(Information shown):

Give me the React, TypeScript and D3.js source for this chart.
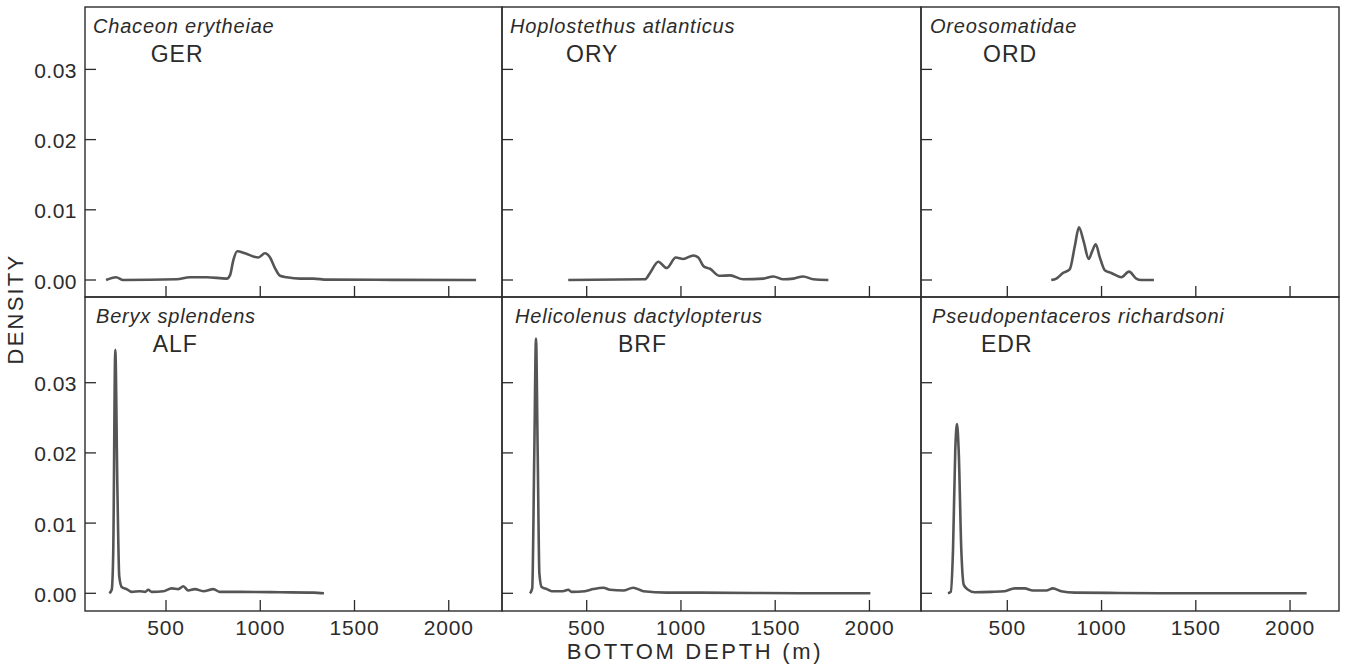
import React from 'react'
import * as d3 from 'd3'

// species names and FAO codes, in panel order (left to right, top to bottom)
const species = [
  'Chaceon erytheiae',
  'Hoplostethus atlanticus',
  'Oreosomatidae',
  'Beryx splendens',
  'Helicolenus dactylopterus',
  'Pseudopentaceros richardsoni',
]
const codes = ['GER', 'ORY', 'ORD', 'ALF', 'BRF', 'EDR']

const depthTicks = [500, 1000, 1500, 2000]
const densityTicks = [0, 0.01, 0.02, 0.03]

// kernel density curves: depth (m) / density
const gerDepth = [182, 235, 273, 557, 627, 716, 822, 840, 857, 878, 919, 990, 1025, 1052, 1078, 1105, 1140, 1211, 1282, 1353, 1700, 2145]
const gerDensity = [0, 0.0004, 0, 0.0001, 0.0004, 0.0004, 0.0002, 0.0007, 0.0028, 0.0041, 0.0038, 0.0032, 0.0038, 0.0032, 0.0017, 0.0006, 0.0004, 0.0002, 0.0002, 0.00005, 0.00002, 0]

const oryDepth = [402, 809, 836, 880, 924, 973, 1012, 1066, 1092, 1122, 1154, 1204, 1260, 1331, 1437, 1490, 1543, 1596, 1649, 1702, 1782]
const oryDensity = [0, 0.0001, 0.001, 0.0026, 0.0017, 0.0032, 0.003, 0.0035, 0.0032, 0.0019, 0.0016, 0.0006, 0.00066, 0.0001, 0.0002, 0.0005, 0.0001, 0.0002, 0.0005, 0.0001, 0]

const ordDepth = [733, 760, 795, 831, 858, 880, 905, 932, 949, 969, 990, 1017, 1052, 1105, 1146, 1184, 1211, 1278]
const ordDensity = [0, 0.0002, 0.001, 0.0015, 0.0048, 0.0075, 0.0055, 0.003, 0.004, 0.0051, 0.0033, 0.0014, 0.001, 0.0004, 0.0012, 0.0002, 0, 0]

const alfDepth = [199, 212, 220, 231, 242, 252, 265, 291, 318, 362, 389, 406, 424, 486, 530, 565, 592, 618, 653, 698, 751, 786, 893, 1105, 1282, 1338]
const alfDensity = [0, 0.0005, 0.0057, 0.0347, 0.0152, 0.0024, 0.0009, 0.0006, 0.0002, 0.0003, 0.0002, 0.0005, 0.0002, 0.0003, 0.0007, 0.0006, 0.001, 0.0004, 0.0006, 0.0003, 0.0006, 0.0002, 0.0002, 0.00015, 0.0001, 0]

const brfDepth = [199, 211, 222, 231, 240, 249, 261, 288, 314, 373, 402, 420, 491, 535, 588, 624, 694, 747, 800, 924, 1101, 1631, 2005]
const brfDensity = [0, 0.0007, 0.02, 0.0363, 0.02, 0.0028, 0.0009, 0.0006, 0.0003, 0.0003, 0.0005, 0.0002, 0.0003, 0.0006, 0.0008, 0.0005, 0.0004, 0.0008, 0.0003, 0.0001, 0.0001, 0, 0]

const edrDepth = [185, 200, 212, 224, 233, 242, 256, 269, 292, 327, 415, 486, 539, 592, 636, 707, 742, 786, 858, 1087, 1600, 2088]
const edrDensity = [0, 0.0002, 0.0062, 0.0204, 0.0241, 0.0204, 0.0062, 0.0012, 0.0005, 0.00015, 0.0002, 0.0003, 0.0007, 0.0007, 0.0004, 0.0004, 0.0007, 0.0003, 0.0001, 0.00005, 0, 0]

const depths = [gerDepth, oryDepth, ordDepth, alfDepth, brfDepth, edrDepth]
const densities = [gerDensity, oryDensity, ordDensity, alfDensity, brfDensity, edrDensity]

// panel geometry
const colLeft = [85, 502, 921]
const colRight = [502, 921, 1339]
const tick500 = [166, 586.7, 1007.3]
const rowTop = [7, 297]
const rowBottom = [297, 611]
const rowZero = [280, 593.3]
const titleX = [8, 8, 9, 11, 13, 11]
const codeX = [150.7, 566, 983, 152.7, 618, 981]

const font = "'Liberation Sans', Arial, sans-serif"
const ink = '#2b2b2b'

const App: React.FunctionComponent = () => {
  const width = 1346
  const height = 668
  const tickLen = 11

  const panels = species.map((name, i) => {
    const col = i % 3
    const row = Math.floor(i / 3)
    const x = d3.scaleLinear().domain([500, 2000]).range([tick500[col], tick500[col] + 282.75])
    const y = d3.scaleLinear().domain([0, 0.03]).range([rowZero[row], rowZero[row] - 210.6])
    const line = d3
      .line<number>()
      .x(d => x(d))
      .y((_, k) => y(densities[i][k]))
      .curve(d3.curveMonotoneX)

    return (
      <g key={name}>
        <rect
          x={colLeft[col]}
          y={rowTop[row]}
          width={colRight[col] - colLeft[col]}
          height={rowBottom[row] - rowTop[row]}
          fill="none"
          stroke={ink}
          strokeWidth={1.4}
        />
        {densityTicks.map(t => (
          <line
            key={'y' + t}
            x1={colLeft[col]}
            x2={colLeft[col] + tickLen}
            y1={y(t)}
            y2={y(t)}
            stroke={ink}
            strokeWidth={1.3}
          />
        ))}
        {depthTicks.map(t => (
          <line
            key={'x' + t}
            x1={x(t)}
            x2={x(t)}
            y1={rowBottom[row]}
            y2={rowBottom[row] - tickLen}
            stroke={ink}
            strokeWidth={1.3}
          />
        ))}
        {col === 0 &&
          densityTicks.map(t => (
            <text
              key={'yl' + t}
              x={77}
              y={y(t) + 8.5}
              textAnchor="end"
              fontSize={21}
              letterSpacing={0.5}
              fill={ink}
            >
              {t.toFixed(2)}
            </text>
          ))}
        {row === 1 &&
          depthTicks.map(t => (
            <text
              key={'xl' + t}
              x={x(t)}
              y={635}
              textAnchor="middle"
              fontSize={21}
              letterSpacing={0.8}
              fill={ink}
            >
              {t}
            </text>
          ))}
        <path d={line(depths[i]) || ''} fill="none" stroke="#555" strokeWidth={2.6} strokeLinejoin="round" />
        <text
          x={colLeft[col] + titleX[i]}
          y={rowTop[row] + 26}
          fontSize={20}
          fontStyle="italic"
          letterSpacing={0.8}
          fill={ink}
        >
          {name}
        </text>
        <text x={codeX[i]} y={rowTop[row] + 55} fontSize={23} letterSpacing={1} fill={ink}>
          {codes[i]}
        </text>
      </g>
    )
  })

  return (
    <svg
      width={width}
      height={height}
      style={{ position: 'absolute', left: 0, top: 0, background: '#fff' }}
      fontFamily={font}
    >
      {panels}
      <text
        transform="translate(23,309) rotate(-90)"
        textAnchor="middle"
        fontSize={22}
        letterSpacing={2.2}
        fill={ink}
      >
        DENSITY
      </text>
      <text x={695} y={659} textAnchor="middle" fontSize={22} letterSpacing={2.7} fill={ink}>
        BOTTOM DEPTH (m)
      </text>
    </svg>
  )
}

export default App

(What to do): Make an exact copy of the data, leaving its pictures out.

(Completed task):
Give me the React, TypeScript and D3.js source for this chart.
import React from 'react'
import * as d3 from 'd3'

// species names and FAO codes, in panel order (left to right, top to bottom)
const species = [
  'Chaceon erytheiae',
  'Hoplostethus atlanticus',
  'Oreosomatidae',
  'Beryx splendens',
  'Helicolenus dactylopterus',
  'Pseudopentaceros richardsoni',
]
const codes = ['GER', 'ORY', 'ORD', 'ALF', 'BRF', 'EDR']

const depthTicks = [500, 1000, 1500, 2000]
const densityTicks = [0, 0.01, 0.02, 0.03]

// kernel density curves: depth (m) / density
const gerDepth = [182, 235, 273, 557, 627, 716, 822, 840, 857, 878, 919, 990, 1025, 1052, 1078, 1105, 1140, 1211, 1282, 1353, 1700, 2145]
const gerDensity = [0, 0.0004, 0, 0.0001, 0.0004, 0.0004, 0.0002, 0.0007, 0.0028, 0.0041, 0.0038, 0.0032, 0.0038, 0.0032, 0.0017, 0.0006, 0.0004, 0.0002, 0.0002, 0.00005, 0.00002, 0]

const oryDepth = [402, 809, 836, 880, 924, 973, 1012, 1066, 1092, 1122, 1154, 1204, 1260, 1331, 1437, 1490, 1543, 1596, 1649, 1702, 1782]
const oryDensity = [0, 0.0001, 0.001, 0.0026, 0.0017, 0.0032, 0.003, 0.0035, 0.0032, 0.0019, 0.0016, 0.0006, 0.00066, 0.0001, 0.0002, 0.0005, 0.0001, 0.0002, 0.0005, 0.0001, 0]

const ordDepth = [733, 760, 795, 831, 858, 880, 905, 932, 949, 969, 990, 1017, 1052, 1105, 1146, 1184, 1211, 1278]
const ordDensity = [0, 0.0002, 0.001, 0.0015, 0.0048, 0.0075, 0.0055, 0.003, 0.004, 0.0051, 0.0033, 0.0014, 0.001, 0.0004, 0.0012, 0.0002, 0, 0]

const alfDepth = [199, 212, 220, 231, 242, 252, 265, 291, 318, 362, 389, 406, 424, 486, 530, 565, 592, 618, 653, 698, 751, 786, 893, 1105, 1282, 1338]
const alfDensity = [0, 0.0005, 0.0057, 0.0347, 0.0152, 0.0024, 0.0009, 0.0006, 0.0002, 0.0003, 0.0002, 0.0005, 0.0002, 0.0003, 0.0007, 0.0006, 0.001, 0.0004, 0.0006, 0.0003, 0.0006, 0.0002, 0.0002, 0.00015, 0.0001, 0]

const brfDepth = [199, 211, 222, 231, 240, 249, 261, 288, 314, 373, 402, 420, 491, 535, 588, 624, 694, 747, 800, 924, 1101, 1631, 2005]
const brfDensity = [0, 0.0007, 0.02, 0.0363, 0.02, 0.0028, 0.0009, 0.0006, 0.0003, 0.0003, 0.0005, 0.0002, 0.0003, 0.0006, 0.0008, 0.0005, 0.0004, 0.0008, 0.0003, 0.0001, 0.0001, 0, 0]

const edrDepth = [185, 200, 212, 224, 233, 242, 256, 269, 292, 327, 415, 486, 539, 592, 636, 707, 742, 786, 858, 1087, 1600, 2088]
const edrDensity = [0, 0.0002, 0.0062, 0.0204, 0.0241, 0.0204, 0.0062, 0.0012, 0.0005, 0.00015, 0.0002, 0.0003, 0.0007, 0.0007, 0.0004, 0.0004, 0.0007, 0.0003, 0.0001, 0.00005, 0, 0]

const depths = [gerDepth, oryDepth, ordDepth, alfDepth, brfDepth, edrDepth]
const densities = [gerDensity, oryDensity, ordDensity, alfDensity, brfDensity, edrDensity]

// panel geometry
const colLeft = [85, 502, 921]
const colRight = [502, 921, 1339]
const tick500 = [166, 586.7, 1007.3]
const rowTop = [7, 297]
const rowBottom = [297, 611]
const rowZero = [280, 593.3]
const titleX = [8, 8, 9, 11, 13, 11]
const codeX = [150.7, 566, 983, 152.7, 618, 981]

const font = "'Liberation Sans', Arial, sans-serif"
const ink = '#2b2b2b'

const App: React.FunctionComponent = () => {
  const width = 1346
  const height = 668
  const tickLen = 11

  const panels = species.map((name, i) => {
    const col = i % 3
    const row = Math.floor(i / 3)
    const x = d3.scaleLinear().domain([500, 2000]).range([tick500[col], tick500[col] + 282.75])
    const y = d3.scaleLinear().domain([0, 0.03]).range([rowZero[row], rowZero[row] - 210.6])
    const line = d3
      .line<number>()
      .x(d => x(d))
      .y((_, k) => y(densities[i][k]))
      .curve(d3.curveMonotoneX)

    return (
      <g key={name}>
        <rect
          x={colLeft[col]}
          y={rowTop[row]}
          width={colRight[col] - colLeft[col]}
          height={rowBottom[row] - rowTop[row]}
          fill="none"
          stroke={ink}
          strokeWidth={1.4}
        />
        {densityTicks.map(t => (
          <line
            key={'y' + t}
            x1={colLeft[col]}
            x2={colLeft[col] + tickLen}
            y1={y(t)}
            y2={y(t)}
            stroke={ink}
            strokeWidth={1.3}
          />
        ))}
        {depthTicks.map(t => (
          <line
            key={'x' + t}
            x1={x(t)}
            x2={x(t)}
            y1={rowBottom[row]}
            y2={rowBottom[row] - tickLen}
            stroke={ink}
            strokeWidth={1.3}
          />
        ))}
        {col === 0 &&
          densityTicks.map(t => (
            <text
              key={'yl' + t}
              x={77}
              y={y(t) + 8.5}
              textAnchor="end"
              fontSize={21}
              letterSpacing={0.5}
              fill={ink}
            >
              {t.toFixed(2)}
            </text>
          ))}
        {row === 1 &&
          depthTicks.map(t => (
            <text
              key={'xl' + t}
              x={x(t)}
              y={635}
              textAnchor="middle"
              fontSize={21}
              letterSpacing={0.8}
              fill={ink}
            >
              {t}
            </text>
          ))}
        <path d={line(depths[i]) || ''} fill="none" stroke="#555" strokeWidth={2.6} strokeLinejoin="round" />
        <text
          x={colLeft[col] + titleX[i]}
          y={rowTop[row] + 26}
          fontSize={20}
          fontStyle="italic"
          letterSpacing={0.8}
          fill={ink}
        >
          {name}
        </text>
        <text x={codeX[i]} y={rowTop[row] + 55} fontSize={23} letterSpacing={1} fill={ink}>
          {codes[i]}
        </text>
      </g>
    )
  })

  return (
    <svg
      width={width}
      height={height}
      style={{ position: 'absolute', left: 0, top: 0, background: '#fff' }}
      fontFamily={font}
    >
      {panels}
      <text
        transform="translate(23,309) rotate(-90)"
        textAnchor="middle"
        fontSize={22}
        letterSpacing={2.2}
        fill={ink}
      >
        DENSITY
      </text>
      <text x={695} y={659} textAnchor="middle" fontSize={22} letterSpacing={2.7} fill={ink}>
        BOTTOM DEPTH (m)
      </text>
    </svg>
  )
}

export default App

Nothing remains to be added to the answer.